また渡米民間人としてクリーブランド大統領をはじめいろいろな人物に会って、日本政府の事情を話すなど大胆な行動をとっていた。その活動は日本政府にとって好ましいものではない。
その馬場辰猪がアメリカで死んだという知らせが届くと、柴四朗は在りし日の友を偲び追悼文「祭馬場辰猪君」を自分が主宰する雑誌『経世評論』に掲げた。抜粋すると
「回顧するに君と初めて握手相見て肝胆を吐露し、筑を撃って慷慨し、共に国家の為めに力を致さんと誓ひしは天津条約まさになり、宴を浜の離宮に張り大使の勲功を祝せし日なり。

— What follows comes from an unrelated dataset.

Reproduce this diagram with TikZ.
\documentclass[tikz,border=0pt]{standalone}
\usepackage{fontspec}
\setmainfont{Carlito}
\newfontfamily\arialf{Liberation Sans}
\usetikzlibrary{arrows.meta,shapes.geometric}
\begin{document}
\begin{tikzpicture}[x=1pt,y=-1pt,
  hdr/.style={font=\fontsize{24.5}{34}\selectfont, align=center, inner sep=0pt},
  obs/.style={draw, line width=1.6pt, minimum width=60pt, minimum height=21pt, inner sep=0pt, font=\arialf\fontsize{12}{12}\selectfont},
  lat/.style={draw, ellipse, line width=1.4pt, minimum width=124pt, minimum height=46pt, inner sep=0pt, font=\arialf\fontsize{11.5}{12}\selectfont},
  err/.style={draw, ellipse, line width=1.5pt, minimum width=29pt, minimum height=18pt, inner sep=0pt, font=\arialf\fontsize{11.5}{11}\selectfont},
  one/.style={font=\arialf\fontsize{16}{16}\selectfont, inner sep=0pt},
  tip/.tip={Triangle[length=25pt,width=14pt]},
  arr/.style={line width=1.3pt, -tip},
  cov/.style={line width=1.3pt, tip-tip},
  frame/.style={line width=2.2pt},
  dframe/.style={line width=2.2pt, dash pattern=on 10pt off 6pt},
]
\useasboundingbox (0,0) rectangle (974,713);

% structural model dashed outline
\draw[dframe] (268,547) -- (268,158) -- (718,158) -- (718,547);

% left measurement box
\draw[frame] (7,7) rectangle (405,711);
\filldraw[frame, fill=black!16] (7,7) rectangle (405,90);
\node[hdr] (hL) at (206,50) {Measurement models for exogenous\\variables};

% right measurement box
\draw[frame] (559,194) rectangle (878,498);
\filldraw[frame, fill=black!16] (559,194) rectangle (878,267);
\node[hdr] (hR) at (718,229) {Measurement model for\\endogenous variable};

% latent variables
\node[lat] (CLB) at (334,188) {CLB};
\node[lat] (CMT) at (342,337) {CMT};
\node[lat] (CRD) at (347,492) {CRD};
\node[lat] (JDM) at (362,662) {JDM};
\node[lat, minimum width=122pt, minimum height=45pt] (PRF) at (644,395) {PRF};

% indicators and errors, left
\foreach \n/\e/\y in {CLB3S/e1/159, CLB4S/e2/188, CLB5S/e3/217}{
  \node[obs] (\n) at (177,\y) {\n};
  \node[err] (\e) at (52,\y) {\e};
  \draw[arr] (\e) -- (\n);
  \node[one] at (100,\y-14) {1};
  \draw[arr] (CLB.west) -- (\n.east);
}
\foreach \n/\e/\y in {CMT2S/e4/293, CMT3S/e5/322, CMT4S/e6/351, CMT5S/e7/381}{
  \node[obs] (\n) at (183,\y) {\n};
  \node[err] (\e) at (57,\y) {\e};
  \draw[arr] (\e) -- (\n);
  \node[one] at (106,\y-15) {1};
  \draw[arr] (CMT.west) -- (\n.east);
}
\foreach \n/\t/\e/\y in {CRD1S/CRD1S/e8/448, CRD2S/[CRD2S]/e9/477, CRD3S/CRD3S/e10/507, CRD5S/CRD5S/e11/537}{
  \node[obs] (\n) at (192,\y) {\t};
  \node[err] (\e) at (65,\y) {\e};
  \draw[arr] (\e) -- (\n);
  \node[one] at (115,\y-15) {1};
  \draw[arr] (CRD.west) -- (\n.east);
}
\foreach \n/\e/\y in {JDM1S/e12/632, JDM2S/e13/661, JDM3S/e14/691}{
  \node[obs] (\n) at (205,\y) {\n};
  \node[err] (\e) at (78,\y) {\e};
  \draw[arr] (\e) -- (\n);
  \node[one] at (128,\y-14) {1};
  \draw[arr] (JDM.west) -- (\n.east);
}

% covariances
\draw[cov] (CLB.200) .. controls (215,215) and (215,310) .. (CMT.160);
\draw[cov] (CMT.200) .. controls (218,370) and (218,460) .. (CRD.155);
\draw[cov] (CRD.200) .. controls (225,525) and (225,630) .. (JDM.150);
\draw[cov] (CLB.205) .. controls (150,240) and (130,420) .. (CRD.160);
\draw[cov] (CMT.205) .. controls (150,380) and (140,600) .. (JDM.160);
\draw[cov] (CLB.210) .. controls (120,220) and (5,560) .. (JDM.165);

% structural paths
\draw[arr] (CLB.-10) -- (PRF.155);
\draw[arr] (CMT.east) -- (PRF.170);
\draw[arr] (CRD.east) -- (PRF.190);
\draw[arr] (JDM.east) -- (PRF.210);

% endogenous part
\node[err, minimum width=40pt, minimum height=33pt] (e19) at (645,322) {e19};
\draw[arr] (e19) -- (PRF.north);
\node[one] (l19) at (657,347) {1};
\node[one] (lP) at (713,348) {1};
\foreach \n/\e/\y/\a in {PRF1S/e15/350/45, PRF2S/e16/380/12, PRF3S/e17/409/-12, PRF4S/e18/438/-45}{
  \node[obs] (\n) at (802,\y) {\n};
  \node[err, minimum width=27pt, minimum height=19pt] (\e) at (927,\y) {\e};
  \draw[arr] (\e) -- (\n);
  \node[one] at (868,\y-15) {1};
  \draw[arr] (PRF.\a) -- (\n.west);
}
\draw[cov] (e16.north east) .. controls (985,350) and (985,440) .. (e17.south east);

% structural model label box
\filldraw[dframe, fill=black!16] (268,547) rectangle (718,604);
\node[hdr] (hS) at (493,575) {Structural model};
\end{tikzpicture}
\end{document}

君と不忍池畔の楼上に登り、東京の府民また大使の功労を慰むるための競馬、角力を俯瞰して覚えず涙下りし夕なり。
ああ何ぞ上下こぞりて偕楽の秋に当り、君と散士と憂憤世を慨し時を悲みしか之れ君と散士の心情のみ之を知る。
ああ君逝く、それ誰と共にか此の心情を語らん。ああ哀しいかな(後略)」
馬場は演説家として知られるが、女性との語らいも自在であったようす。それを証明するような逸話を弟の文学者馬場孤蝶が伝えている。
「辰猪の墓前でフィラデルフィアの上流家庭の令嬢が涙ぐみ膝まづいていた」と。風采がよく今風にいえばイケメンだったのでありそうな話である。

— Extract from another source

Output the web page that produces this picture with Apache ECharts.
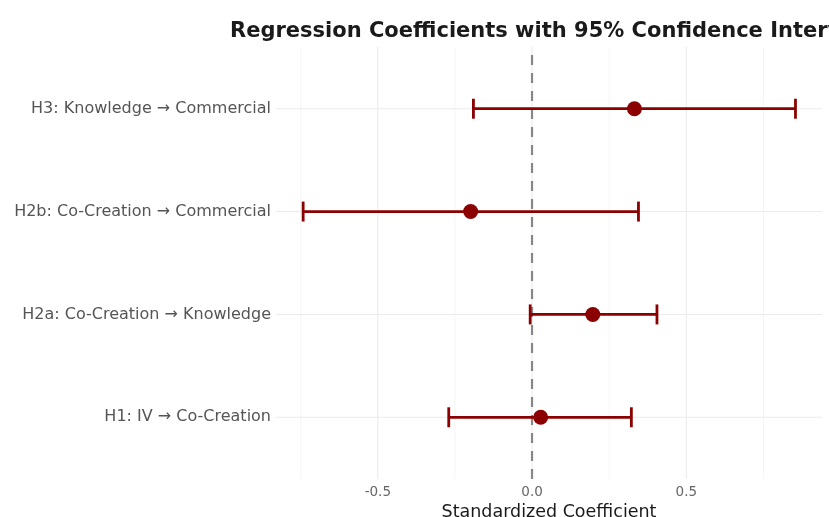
<!DOCTYPE html>
<html>
<head>
<meta charset="utf-8">
<script src="https://cdn.jsdelivr.net/npm/echarts@6/dist/echarts.min.js"></script>
<style>html,body{margin:0;padding:0;background:#fff}#c{width:829px;height:517px}</style>
</head>
<body>
<div id="c"></div>
<script>
const categories = ["H1: IV \u2192 Co-Creation", "H2a: Co-Creation \u2192 Knowledge", "H2b: Co-Creation \u2192 Commercial", "H3: Knowledge \u2192 Commercial"];
const estimates = [0.028, 0.197, -0.199, 0.332];
const lowerCI = [-0.27, -0.006, -0.742, -0.19];
const upperCI = [0.322, 0.405, 0.345, 0.854];
const xTicks = [-0.5, 0, 0.5];
const xMinorTicks = [-0.75, -0.25, 0.25, 0.75];
const tickLabels = ["-0.5", "0.0", "0.5"];

const chart = echarts.init(document.getElementById('c'), null, {renderer: 'canvas'});
const FONT = 'DejaVu Sans';
const ypos = categories.map((c, i) => i + 1);
const X_MIN = -0.83, X_MAX = 0.94, Y_MIN = 0.4, Y_MAX = 4.6;

// gridline items: [kind, value, isMajor]
const gridItems = [];
xMinorTicks.forEach(v => gridItems.push([0, v, 0]));
xTicks.forEach(v => gridItems.push([0, v, 1]));
ypos.forEach(v => gridItems.push([1, v, 1]));

chart.setOption({
  animation: false,
  title: {
    text: 'Regression Coefficients with 95% Confidence Intervals',
    left: 225, top: 16,
    textStyle: {fontFamily: FONT, fontWeight: 'bold', fontSize: 21, color: '#1a1a1a'}
  },
  grid: {left: 276, right: 7, top: 47, bottom: 38, containLabel: false, outerBoundsMode: 'none'},
  xAxis: {
    type: 'value', min: X_MIN, max: X_MAX,
    name: 'Standardized Coefficient', nameLocation: 'middle', nameGap: 20,
    nameTextStyle: {fontFamily: FONT, fontSize: 17.5, color: '#1a1a1a'},
    axisLine: {show: false}, axisTick: {show: false}, splitLine: {show: false},
    axisLabel: {
      customValues: xTicks, fontFamily: FONT, fontSize: 13.5, color: '#666', margin: 6,
      formatter: v => { const i = xTicks.findIndex(t => Math.abs(t - v) < 1e-9); return i >= 0 ? tickLabels[i] : ''; }
    }
  },
  yAxis: {
    type: 'value', min: Y_MIN, max: Y_MAX,
    axisLine: {show: false}, axisTick: {show: false}, splitLine: {show: false},
    axisLabel: {
      customValues: ypos, fontFamily: FONT, fontSize: 16, color: '#555', margin: 5,
      formatter: v => categories[Math.round(v) - 1] || ''
    }
  },
  series: [
    {
      type: 'custom', z: 0, silent: true,
      data: gridItems,
      renderItem: (params, api) => {
        const kind = api.value(0), v = api.value(1), major = api.value(2);
        let a, b;
        if (kind === 0) { a = api.coord([v, Y_MIN]); b = api.coord([v, Y_MAX]); }
        else { a = api.coord([X_MIN, v]); b = api.coord([X_MAX, v]); }
        return {type: 'line', shape: {x1: a[0], y1: a[1], x2: b[0], y2: b[1]},
          style: {stroke: major ? '#ebebeb' : '#f3f3f3', lineWidth: major ? 1.1 : 0.8}};
      }
    },
    {
      type: 'custom', z: 1, silent: true,
      data: [[0]],
      renderItem: (params, api) => {
        const a = api.coord([api.value(0), Y_MIN]);
        const b = api.coord([api.value(0), Y_MAX]);
        return {type: 'line', shape: {x1: a[0], y1: a[1], x2: b[0], y2: b[1]},
          style: {stroke: '#888888', lineWidth: 2.2, lineDash: [10, 8]}};
      }
    },
    {
      type: 'custom', z: 4,
      data: categories.map((c, i) => [lowerCI[i], upperCI[i], ypos[i]]),
      renderItem: (params, api) => {
        const lo = api.coord([api.value(0), api.value(2)]);
        const hi = api.coord([api.value(1), api.value(2)]);
        const h = 10;
        const st = {stroke: '#8B0000', lineWidth: 2.8};
        return {type: 'group', children: [
          {type: 'line', shape: {x1: lo[0], y1: lo[1], x2: hi[0], y2: hi[1]}, style: st},
          {type: 'line', shape: {x1: lo[0], y1: lo[1] - h, x2: lo[0], y2: lo[1] + h}, style: st},
          {type: 'line', shape: {x1: hi[0], y1: hi[1] - h, x2: hi[0], y2: hi[1] + h}, style: st}
        ]};
      }
    },
    {
      type: 'scatter', z: 5, symbolSize: 15,
      itemStyle: {color: '#8B0000', opacity: 1},
      data: categories.map((c, i) => [estimates[i], ypos[i]])
    }
  ]
});
</script>
</body>
</html>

ちなみに入院中の辰猪を見舞い、亡くなると葬式をしたのは三菱の三代目岩崎久弥である。久弥は四朗と同じペンシルバニア大学に留学中でフィラデルフィアに滞在していた。この大学にはトーマス・グラバーの息子倉場富三郎も留学していたが、同窓会名簿(三菱経済研究所蔵)によれば中退している。
日本でも辰猪の遺髪葬送式が増上寺で盛大に行われ、辰猪を愛した福沢諭吉、谷干城その他各界から数百人が参列した。
四朗の友人ということから馬場辰猪に興味をもったが、論文は英語(『馬場辰猪全集』全4巻に採録)で学問も筆者には難しすぎて分からない。しかし、
「わたくしは、かれの学識よりもかれの雄弁よりも、人格の点において、かれを明治十年代における真の自由民権主義者として尊敬するものであり、その人となりを後世に伝えたいと思う」(西田長寿)。
これに同感であり、辰猪が袂を分かった板垣退助よりもっと知られてよい人物だと思う。